Another contribution from Khalad Duzdsar, a Palestinian writer from the Common Ground News Service in Jerusalem, pulled no punches in his analysis of the serious threat al-Qaeda posed to Islam itself.
Muslims, Islamic countries and Arab countries now face a crucial challenge. There should be no excuse now for neglecting and denying the dangerous, wide spread of the carriers of this new mad disease . . . All Muslims and Arabs should unify in one mission, which is to fight the mad ideologies presented by mad secessionists from what Islam really brought to the world and what Islam really wants to promote.”
The writer is clearly worried by the effects on the Palestinian struggle for a homeland.
“I do accuse those people for damaging our cause and destroying our years of struggle for freedom. They can’t take our cause as an excuse for their evil and mad beliefs. No matter where they are acting; in Baghdad or New York, in Istanbul or Paris, in Madrid or Amman, in Cairo or London, in Beirut or Jerusalem, or even in Bali, it only causes damage for us. Especially, in times where we Palestinians are searching for international support to bring to life the long-hoped-for Palestinian state.”
The threat to the West is real, but it does not come from Islam. The bombs we saw in Madrid and London were not the work of Islam, but of a deranged minority of extremists within Islam.
Nor was the bombing of Omagh the work of nationalist or even Catholic Ireland . . . and we don’t begin to think of ourselves as to blame for that.

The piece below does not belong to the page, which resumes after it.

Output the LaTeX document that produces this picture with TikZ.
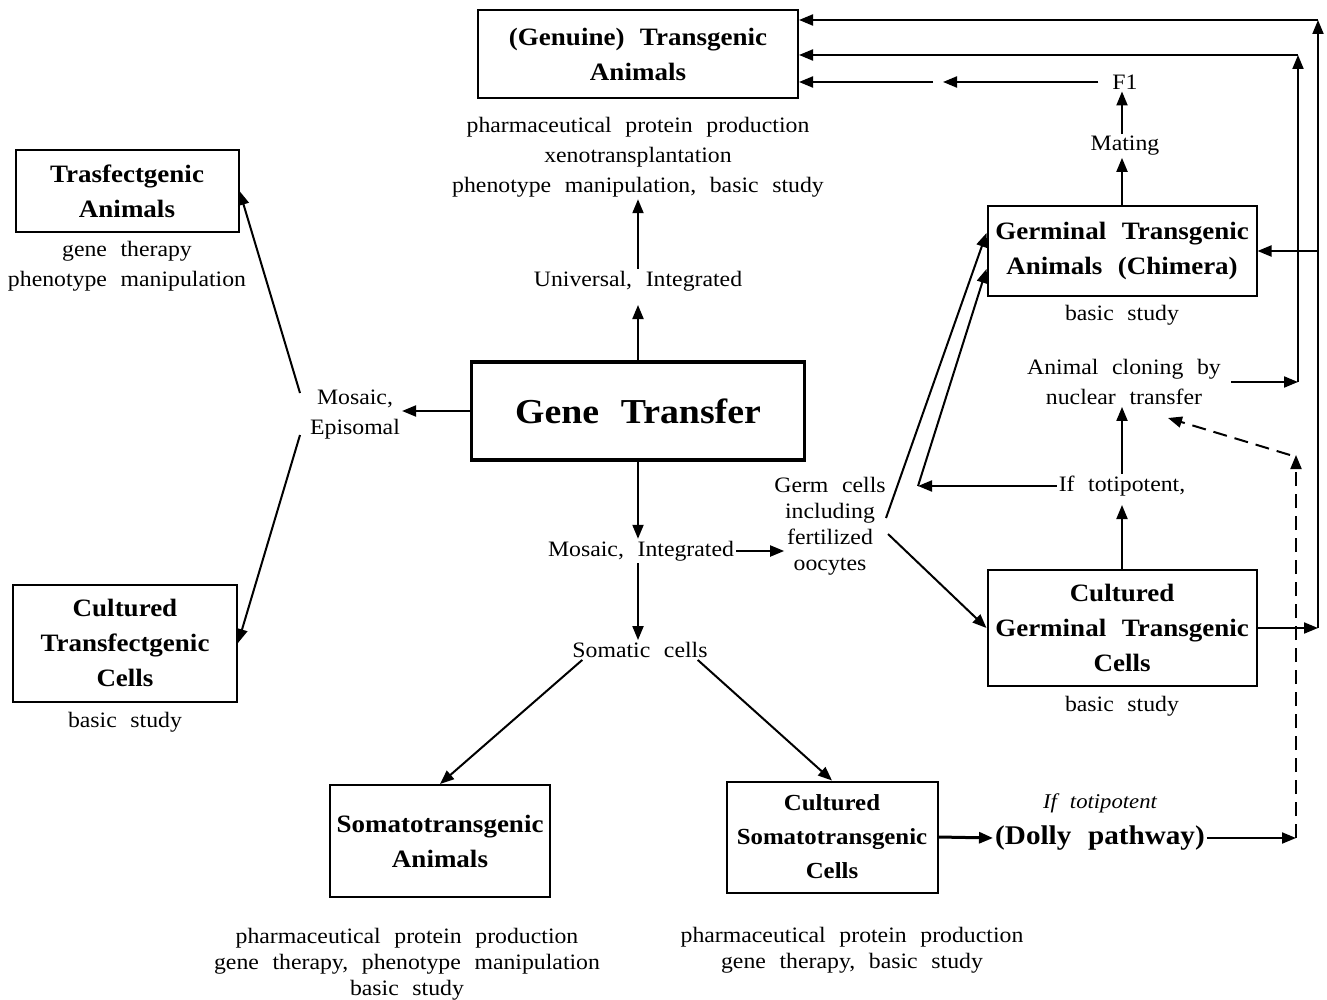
\documentclass[tikz,border=0pt]{standalone}
\usepackage{fontspec}
\setmainfont{Liberation Serif}[FakeStretch=1.08, WordSpace=2.3]
\usetikzlibrary{arrows.meta}

\tikzset{
  box/.style={draw, line width=2pt, align=center, inner sep=2pt,
    font=\bfseries\fontsize{25}{35}\selectfont},
  txt/.style={align=center, inner sep=2pt, font=\fontsize{22}{30}\selectfont},
  txtnarrow/.style={txt, font=\fontsize{22}{26}\selectfont},
  link/.style={line width=2pt, -{Triangle[length=14pt,width=11pt]}},
}

\begin{document}
\begin{tikzpicture}[x=1pt,y=-1pt]

\useasboundingbox (0,0) rectangle (1327,1000);

% boxes
\node [box, minimum width=320pt, minimum height=88pt] (genuine) at (638,54) {(Genuine) Transgenic\\Animals};
\node [box, minimum width=223pt, minimum height=82pt] (trasf) at (127,191) {Trasfectgenic\\Animals};
\node [box, minimum width=224pt, minimum height=117pt] (ctrans) at (125,643) {Cultured\\Transfectgenic\\Cells};
\node [box, line width=3.5pt, minimum width=333pt, minimum height=98pt, font=\bfseries\fontsize{35}{40}\selectfont] (gene) at (638,411) {Gene Transfer};
\node [box, minimum width=269pt, minimum height=89pt] (germ) at (1122,251) {Germinal Transgenic\\Animals (Chimera)};
\node [box, minimum width=269pt, minimum height=116pt] (cgerm) at (1122,628) {Cultured\\Germinal Transgenic\\Cells};
\node [box, minimum width=220pt, minimum height=112pt] (soma) at (440,841) {Somatotransgenic\\Animals};
\node [box, minimum width=211pt, minimum height=111pt, font=\bfseries\fontsize{23}{34}\selectfont] (csoma) at (832,837) {Cultured\\Somatotransgenic\\Cells};

% texts
\node [txt] (genuineuse) at (638,157) {pharmaceutical protein production\\xenotransplantation\\phenotype manipulation, basic study};
\node [txt] (univ) at (638,281) {Universal, Integrated};
\node [txt] (mosepi) at (355,415) {Mosaic,\\Episomal};
\node [txt] (trasfuse) at (127,266) {gene therapy\\phenotype manipulation};
\node [txt] (ctransuse) at (125,722) {basic study};
\node [txt] (mosint) at (641,551) {Mosaic, Integrated};
\node [txtnarrow] (germcells) at (830,526) {Germ cells\\including\\fertilized\\oocytes};
\node [txt] (somatic) at (640,650) {Somatic cells};
\node [txtnarrow] (somause) at (407,964) {pharmaceutical protein production\\gene therapy, phenotype manipulation\\basic study};
\node [txtnarrow] (csomause) at (852,950) {pharmaceutical protein production\\gene therapy, basic study};
\node [txt, font=\itshape\fontsize{21}{30}\selectfont] (iftoti) at (1100,803) {If totipotent};
\node [txt, font=\bfseries\fontsize{27}{30}\selectfont] (dolly) at (1100,838) {(Dolly pathway)};
\node [txt] (germuse) at (1122,315) {basic study};
\node [txt] (cloning) at (1124,382) {Animal cloning by\\nuclear transfer};
\node [txt] (iftot2) at (1122,486) {If totipotent,};
\node [txt] (cgermuse) at (1122,706) {basic study};
\node [txt] (mating) at (1125,146) {Mating};
\node [txt] (f1) at (1125,82) {F1};

% free ends
\coordinate (me1) at (300,393);
\coordinate (me2) at (300,435);
\coordinate (gc1) at (886,518);
\coordinate (gc2) at (888,534);
\coordinate (gcorner) at (918,486);
\coordinate (gap1) at (943,82);
\coordinate (gap2) at (933,82);
\coordinate (oc1) at (1318,628);
\coordinate (oc2) at (1318,20);
\coordinate (ic2) at (1298,55);
\coordinate (dv1) at (1296,838);
\coordinate (dv2) at (1296,455);
\coordinate (cl) at (1168,418);

% centre column
\draw [link] (gene.north) -- (univ.north |- 0,305);
\draw [link] (univ.north) -- (genuineuse.south);
\draw [link] (gene.south) -- (gene.south |- mosint.north);
\draw [link] (gene.south |- mosint.south) -- (gene.south |- somatic.north);
\draw [link] (mosint.east) -- ([xshift=12pt]mosint.east -| germcells.west);

% left side
\draw [link] (gene.west) -- (gene.west -| mosepi.east);
\draw [link] (me1) -- (trasf.east);
\draw [link] (me2) -- (ctrans.east);

% somatic branch
\draw [link] ([xshift=12pt]somatic.south west) -- (soma.north);
\draw [link] ([xshift=-12pt]somatic.south east) -- (csoma.north);
\draw [link, line width=3pt] (csoma.east) -- (dolly.west);
\draw [link] (dolly.east) -- (dv1);
\draw [link, dash pattern=on 14pt off 8pt] (dv1) -- (dv2);
\draw [link, dash pattern=on 14pt off 8pt] ([xshift=-6pt]dv2) -- (cl);

% germ branch
\draw [link] (gc1) -- ([yshift=18pt]germ.west);
\draw [link] (gc2) -- (cgerm.west);
\draw [link] (cgerm.north) -- (cgerm.north |- 0,505);
\draw [link] (cgerm.north |- iftot2.north) -- (cgerm.north |- cloning.south);
\draw [link] (iftot2.west) -- (gcorner);
\draw [link] (gcorner) -- ([yshift=-18pt]germ.west);
\draw [link] (germ.north) -- (germ.north |- mating.south);
\draw [link] (germ.north |- mating.north) -- (germ.north |- f1.south);
\draw [link] ([xshift=-12pt]f1.west) -- (gap1);
\draw [link] (gap2) -- (gap2 -| genuine.east);

% return lines on the right
\draw [link] (cgerm.east) -- (oc1);
\draw [link] (oc1) -- (oc2);
\draw [link] (oc2) -- (oc2 -| genuine.east);
\draw [link] (germ.east -| oc1) -- (germ.east);
\draw [link] ([xshift=8pt]cloning.east) -- (cloning.east -| ic2);
\draw [link] (cloning.east -| ic2) -- (ic2);
\draw [link] (ic2) -- (ic2 -| genuine.east);

\end{tikzpicture}
\end{document}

The majority of Muslims perceive al-Qaeda as we do. There is however a self-declared “minority of a minority of a minority” who believe that Islam is incompatible with secular democracy and the modern world. The only way this demented minority could win is if we provide them with a conflict of civilisations which would radicalise the moderate Muslim opinions quoted above and the majority of those within Islam.